Did they have relations in the Garden before the Fall? Why wouldn’t they? I don’t think that that is at all impossible but rather very probable.

But children are a gift of God, and if God foresaw the Fall, I don’t think that He would have granted a pregnancy to Eve, nor does it necessarily follow that Adam or Eve expected it. There’s no mention of Adam and Eve begetting children until after the Fall. And I think that is what we should stick with.


Just as a matter of clarification, Scott Hahn isn’t saying the bulk of the OP. I’m simply drawing on his material about the sin of Ham to draw conclusions about the Garden story. As I said though, I’m not a Hebrew scholar, so I would wonder if the same words about nakedness there are the same as n Leviticus, which is normally meant to indicate incest.

Even if you remove the incest past of the OP, i’d like to hear your thoughts about the sin being essentially sexual in nature.


I grant that it’s a stretch to consider things like that, primarily because we are not told anything to suggest it in the accounts of the story. I tend to agree with you.
The real mystery is the “sons of God and the daughters of men”. In Genesis 6:1-4, Heavenly beings came down and were with human women, thus creating ‘mighty warriors’.I don’t see how he equates this with the incest.
Sorry, Dr. Hahn, you’re stretching me a little there too.:frowning:


I could see as a possibilty, the last paragraph of page 38 in the Salvation History journal. It theorizes that Noah went into “her tent”, and, having disrobed in anticipation of intercourse, was incapaitated by drunkeness. Then, Ham entered and, “seeing his father’s nakedness”, laid with Noah’s wife, thus initiating the incest. That would merit a curse in my mind.

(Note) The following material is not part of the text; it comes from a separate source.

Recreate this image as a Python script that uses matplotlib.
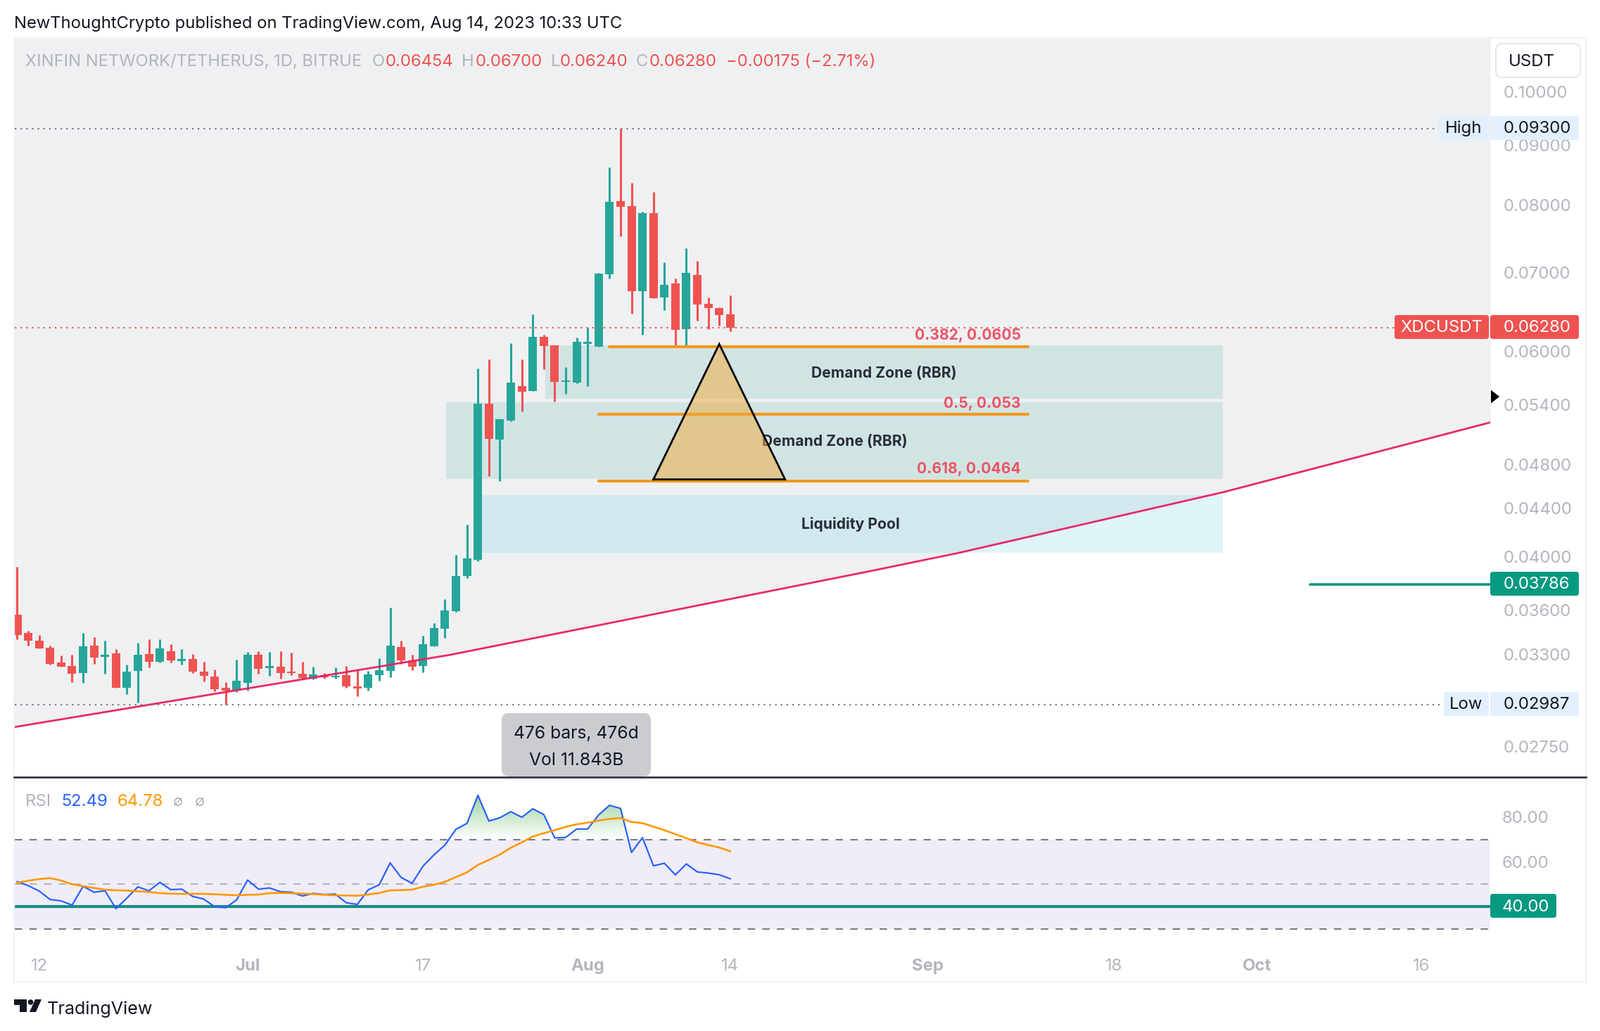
import numpy as np
import matplotlib
matplotlib.use("Agg")
import matplotlib.pyplot as plt
from matplotlib.patches import FancyBboxPatch, Polygon, Circle, PathPatch
from matplotlib.path import Path
from matplotlib.ticker import NullFormatter, NullLocator

plt.rcParams["font.family"] = "Inter"

# ---------- data ----------
opens = [.03569,.03442,.03390,.03343,.03247,.03225,.03180,.03357,.03283,.03306,.03088,.03193,.03301,.03252,.03320,.03256,.03270,.03189,.03157,.03088,
         .03071,.03118,.03297,.03211,.03220,.03189,.03175,.03144,.03166,.03153,.03166,.03097,.03088,.03166,.03193,.03348,.03261,.03225,.03352,.03470,
         .03594,.03853,.03973,.05411,.05040,.05233,.05602,.05541,.06168,.06066,.05642,.05635,.06083,.06049,.06981,.08068,.07990,.06752,.07880,.06668,
         .06856,.06263,.06972,.06585,.06530,.06454]
highs = [.03918,.03456,.03428,.03357,.03292,.03297,.03442,.03414,.03390,.03334,.03234,.03376,.03400,.03400,.03367,.03334,.03301,.03252,.03202,.03123,
         .03265,.03315,.03320,.03315,.03320,.03310,.03252,.03220,.03180,.03216,.03225,.03202,.03193,.03274,.03618,.03390,.03297,.03423,.03510,.03680,
         .04012,.04259,.05793,.05898,.05248,.06091,.05898,.06449,.06194,.06066,.05810,.06159,.06281,.07001,.08613,.09300,.08354,.07901,.08204,.07148,
         .06923,.07350,.07168,.06668,.06539,.06700]
lows = [.03400,.03357,.03339,.03234,.03220,.03123,.03118,.03238,.03175,.03088,.03050,.02999,.03216,.03247,.03247,.03234,.03180,.03127,.03067,.02987,
        .03063,.03071,.03175,.03162,.03144,.03166,.03144,.03140,.03144,.03144,.03088,.03037,.03071,.03131,.03153,.03238,.03198,.03184,.03352,.03409,
        .03587,.03832,.03966,.04688,.04643,.05226,.05329,.05541,.05786,.05434,.05511,.05627,.05596,.06049,.06923,.07526,.06458,.06194,.06659,.06503,
        .06049,.06057,.06369,.06263,.06307,.06240]
closes = [.03428,.03390,.03339,.03238,.03220,.03175,.03352,.03279,.03297,.03088,.03189,.03297,.03252,.03339,.03261,.03270,.03189,.03162,.03080,.03071,
          .03131,.03297,.03207,.03225,.03180,.03180,.03148,.03171,.03153,.03162,.03097,.03084,.03171,.03198,.03357,.03261,.03220,.03367,.03475,.03598,
          .03853,.03984,.05411,.05047,.05248,.05634,.05540,.06168,.06057,.05642,.05658,.06108,.06108,.06991,.08057,.07979,.06752,.07880,.06659,.06837,
          .06254,.07001,.06576,.06530,.06440,.06280]

rsi = [51.18,49.39,46.98,43.21,42.58,40.69,49.08,46.46,47.09,39.12,43.84,48.87,47.09,50.86,47.61,47.82,44.57,43.42,39.96,39.54,
       43.00,51.91,47.82,48.35,46.67,46.46,44.78,45.93,45.41,45.62,41.74,41.01,47.51,49.81,59.56,53.06,50.44,58.16,63.19,67.59,
       74.62,77.24,89.81,78.28,79.75,82.48,79.96,83.74,81.22,70.74,70.95,74.72,74.72,81.01,85.31,83.94,64.24,70.84,58.26,59.42,
       54.18,59.10,55.54,55.01,54.28,52.49]
rsi_ma = [50.65,51.60,52.33,52.75,51.70,50.02,49.18,48.35,47.61,47.30,47.19,46.88,46.56,46.04,45.83,45.73,45.73,45.73,45.52,45.31,
          45.10,45.31,45.41,46.04,46.14,46.04,45.83,45.62,45.31,45.10,44.99,44.89,45.41,46.14,47.30,47.40,47.61,48.93,49.77,51.14,
          53.23,55.33,58.68,60.88,63.30,66.33,68.75,71.37,72.83,74.20,75.66,76.82,77.55,78.49,79.23,79.65,77.87,77.34,75.77,74.20,
          72.41,70.63,68.75,67.59,66.44,64.78]

trend_x = [-0.29, 39.48, 77.97, 85.79, 109.9, 134.3]
trend_p = [.02858, .03296, .03891, .04029, .04541, .05212]

price_ticks = [.10, .09, .08, .07, .06, .054, .048, .044, .04, .036, .033, .0275]
rsi_ticks = [80, 60, 40]
time_ticks = [2, 21, 37, 52, 65, 83, 100, 113, 128]
time_labels = ["12", "Jul", "17", "Aug", "14", "Sep", "18", "Oct", "16"]
bold_labels = ["Jul", "Aug", "Sep", "Oct"]

high_p, low_p, last_p, mark_p = .093, .02987, .0628, .03786
fib_p = [.0605, .053, .0464]
fib_left = [54, 53, 53]
fib_right = 92.14
fib_text = ["0.382, 0.0605", "0.5, 0.053", "0.618, 0.0464"]
zones = [(48.14, 109.9, .05464, .06065), (39.1, 109.9, .04663, .05426)]
pool = (42.1, 109.9, .04029, .04516)
tri_x = [58, 64, 70]
tri_p = [.04658, .06082, .04658]

# ---------- layout ----------
W, H = 2274, 1466
XLIM = (-0.2245, 134.29)
def pos(x0, y0, x1, y1):
    return [x0 / W, 1 - y1 / H, (x1 - x0) / W, (y1 - y0) / H]

fig = plt.figure(figsize=(W / 100, H / 100), dpi=100, facecolor="white")
ax = fig.add_axes(pos(21, 54.75, 2118, 1107.5))
rx = fig.add_axes(pos(21, 1108, 2118, 1352))
ov = fig.add_axes([0, 0, 1, 1], zorder=10)
ov.set_xlim(0, W); ov.set_ylim(H, 0); ov.axis("off"); ov.patch.set_alpha(0)

FS = 17.2
TICK = "#B2B5BE"; DARK = "#131722"; RED = "#EF5350"; GREEN = "#26A69A"; TEAL = "#089981"; GREY = "#787B86"

# ---------- price pane ----------
ax.set_yscale("log")
ax.set_xlim(*XLIM); ax.set_ylim(.025808, .11111)
for s in ax.spines.values(): s.set_visible(False)
ax.set_facecolor("white")
ax.fill_between(trend_x, trend_p, .11111, color="#EFF0F2", lw=0, zorder=0)

for x0, x1, p0, p1 in zones:
    ax.fill_between([x0, x1], p0, p1, color=GREEN, alpha=.15, lw=0, zorder=1)
ax.fill_between(pool[:2], pool[2], pool[3], color="#2CC0D4", alpha=.15, lw=0, zorder=1)

idx = np.arange(len(opens))
o, h, l, c = map(np.array, (opens, highs, lows, closes))
cols = [GREEN if b >= a else RED for a, b in zip(o, c)]
ax.vlines(idx, l, h, colors=cols, lw=2.2, zorder=2)
ax.bar(idx, np.abs(c - o), bottom=np.minimum(o, c), width=.77, color=cols, lw=0, zorder=2.1)

ax.plot(trend_x, trend_p, color="#E91E63", lw=2.0, zorder=3, alpha=.95)

dots = (0, (1.1, 2.8))
ax.plot([XLIM[0], 129.5], [high_p] * 2, color=GREY, lw=1.5, ls=dots, zorder=3)
ax.plot([XLIM[0], 130.05], [low_p] * 2, color=GREY, lw=1.5, ls=dots, zorder=3)
ax.plot([XLIM[0], 125.6], [last_p] * 2, color=RED, lw=1.5, ls=dots, zorder=3)
ax.plot([117.9, XLIM[1]], [mark_p] * 2, color=TEAL, lw=2.6, zorder=3, solid_capstyle="round")

for p, x0 in zip(fib_p, fib_left):
    ax.plot([x0, fib_right], [p, p], color="#F09A1E", lw=3.0, zorder=4, solid_capstyle="round")

ax.fill(tri_x, tri_p, facecolor="#F1AB3A", alpha=.5, lw=0, zorder=5)
ax.plot(tri_x + tri_x[:1], tri_p + tri_p[:1], color="black", lw=2.0, zorder=5.1, solid_joinstyle="miter")

ax.yaxis.tick_right()
ax.set_yticks(price_ticks)
ax.set_yticklabels([f"{t:.5f}" for t in price_ticks])
ax.yaxis.set_minor_locator(NullLocator()); ax.yaxis.set_minor_formatter(NullFormatter())
ax.tick_params(axis="y", length=0, pad=13.5, labelsize=FS, labelcolor=TICK)
ax.set_xticks([])

for txt_, x, y in (("Demand Zone (RBR)", 1256, 531), ("Demand Zone (RBR)", 1186, 628), ("Liquidity Pool", 1209, 746)):
    ax.text(x, y, txt_, transform=ov.transData, ha="center", va="center", fontsize=15.2, fontweight="bold",
            color="#2A2E39", zorder=4.5, clip_on=False)

# ---------- RSI pane ----------
rx.set_xlim(*XLIM); rx.set_ylim(20.25, 96.98)
for s in rx.spines.values(): s.set_visible(False)
rx.axhspan(30, 70, color="#F0EDF8", lw=0, zorder=0)
dash = (0, (5, 5))
rx.axhline(70, color=GREY, lw=1.5, ls=dash, zorder=1)
rx.axhline(30, color=GREY, lw=1.5, ls=dash, zorder=1)
rx.axhline(50, color="#B5B3BD", lw=1.5, ls=dash, zorder=1)
rx.axhline(40, color="#128D80", lw=3.0, zorder=1.5)

r = np.array(rsi)
fb = rx.fill_between(idx, r, 70, where=r >= 70, interpolate=True, facecolor="none", lw=0)
clip = Path.make_compound_path(*fb.get_paths())
grad = np.zeros((64, 1, 4))
grad[..., 0], grad[..., 1], grad[..., 2] = 76 / 255, 175 / 255, 80 / 255
grad[:, 0, 3] = np.linspace(0, .55, 64)
im = rx.imshow(grad, extent=[idx[0], idx[-1], 70, 90], origin="lower", aspect="auto", zorder=1.2, interpolation="bilinear")
im.set_clip_path(PathPatch(clip, transform=rx.transData))
rx.set_xlim(*XLIM); rx.set_ylim(20.25, 96.98)

rx.plot(idx, rsi, color="#2962FF", lw=1.6, zorder=3)
rx.plot(idx, rsi_ma, color="#FF9800", lw=1.9, zorder=3.1)

rx.yaxis.tick_right()
rx.set_yticks(rsi_ticks)
rx.set_yticklabels([f"{t:.2f}" for t in rsi_ticks])
rx.tick_params(axis="y", length=0, pad=12, labelsize=FS, labelcolor=TICK)
rx.set_xticks(time_ticks)
rx.set_xticklabels(time_labels)
rx.tick_params(axis="x", length=0, pad=8, labelsize=FS, labelcolor=TICK)
for lab in rx.get_xticklabels():
    if lab.get_text() in bold_labels:
        lab.set_fontweight("bold")

# ---------- chrome ----------
def box(x0, y0, x1, y1, fc, r=4, ec="none", lw=0, z=2):
    ov.add_patch(FancyBboxPatch((x0 + r, y0 + r), x1 - x0 - 2 * r, y1 - y0 - 2 * r, boxstyle=f"round,pad={r},rounding_size={r}",
                                fc=fc, ec=ec, lw=lw, zorder=z))
def txt(x, y, s, color=DARK, ha="left", fs=FS, **kw):
    return ov.text(x, y + 2, s, color=color, ha=ha, va="center", fontsize=fs, **kw)

ov.add_patch(plt.Rectangle((20, 54), 2234, 1342, fc="none", ec="#F0F3FA", lw=1.6, zorder=1))
ov.plot([20, 2254], [1105, 1105], color="#2A2E39", lw=1.9, zorder=1.5)

txt(20, 32, "NewThoughtCrypto published on TradingView.com, Aug 14, 2023 10:33 UTC", fs=17.1)
txt(36, 86, "XINFIN NETWORK/TETHERUS, 1D, BITRUE", color=TICK, fs=17.1)
for x, s, col in ((529, "O", TICK), (548, "0.06454", RED), (656, "H", TICK), (676, "0.06700", RED), (783, "L", TICK), (796, "0.06240", RED),
                  (904, "C", TICK), (923, "0.06280", RED), (1032, "\u22120.00175 (\u22122.71%)", RED)):
    txt(x, 86, s, color=col)

box(2126, 62, 2246, 110, "white", r=9, ec="#E0E3EB", lw=1.2)
txt(2144, 86, "USDT")

box(2044, 165, 2116, 199, "#E3EFFD"); box(2118, 165, 2244, 199, "#E3EFFD")
txt(2080, 181, "High", ha="center"); txt(2137, 181, "0.09300")
box(1982, 448, 2116, 482, RED); box(2118, 448, 2244, 482, RED)
txt(2049, 463.5, "XDCUSDT", color="white", ha="center"); txt(2137, 463.5, "0.06280", color="white")
box(2118, 813, 2244, 847, TEAL); txt(2137, 829, "0.03786", color="white")
box(2052, 984, 2116, 1018, "#E3EFFD"); box(2118, 984, 2244, 1018, "#E3EFFD")
txt(2084, 999.5, "Low", ha="center"); txt(2137, 999.5, "0.02987")
box(2118, 1271, 2212, 1305, TEAL); txt(2135, 1288, "40.00", color="white")

ov.add_patch(Polygon([(2119, 554.5), (2131, 564), (2119, 573.5)], fc="black", ec="none"))

for s, y in zip(fib_text, (475, 572, 665)):
    txt(1451, y, s, color="#EB5565", ha="right", fs=15.2, fontweight="bold")

box(713, 1014, 925, 1104, "#CBCCD2", r=10, z=1.2)
txt(819, 1041, "476 bars, 476d", ha="center", fs=17.8)
txt(819, 1080, "Vol 11.843B", ha="center", fs=17.8)

txt(36, 1138, "RSI", color=TICK)
txt(87, 1138, "52.49", color="#2962FF")
txt(167, 1138, "64.78", color="#FF9800")
txt(245, 1138, "\u2205", color=TICK, fs=15)
txt(276, 1138, "\u2205", color=TICK, fs=15)

# logo
logo = "#131722"
ov.add_patch(Polygon([(20, 1421), (38, 1421), (38, 1439), (28, 1439), (28, 1428.5), (20, 1428.5)], fc=logo, ec="none"))
ov.add_patch(Circle((43.5, 1425), 3.8, fc=logo, ec="none"))
ov.add_patch(Polygon([(50, 1421), (59, 1421), (51, 1439), (42, 1439)], fc=logo, ec="none"))
txt(67, 1433, "TradingView", fs=18.1)

fig.savefig("out.png", dpi=100, facecolor="white")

No no no, Scott Hahn isn’t saying any such thing.


I’ve read that the “sons of God” were not angels but the descendants of Seth who "called upon the name of the Lord(thus continuing the line of Adam who maintained faith in God); that these sons intermarried with the daughters of Cain and eventually adopted their gods.


Yes, I see that in the Douay Rheims notes about the descendants of Seth and Enos marrying the daughters of Cain. I need to spend more time on that bible than the New American.
I apologize, Mr. Snaith, for taking over your thread :D. I’ll just hang back and observe for awhile.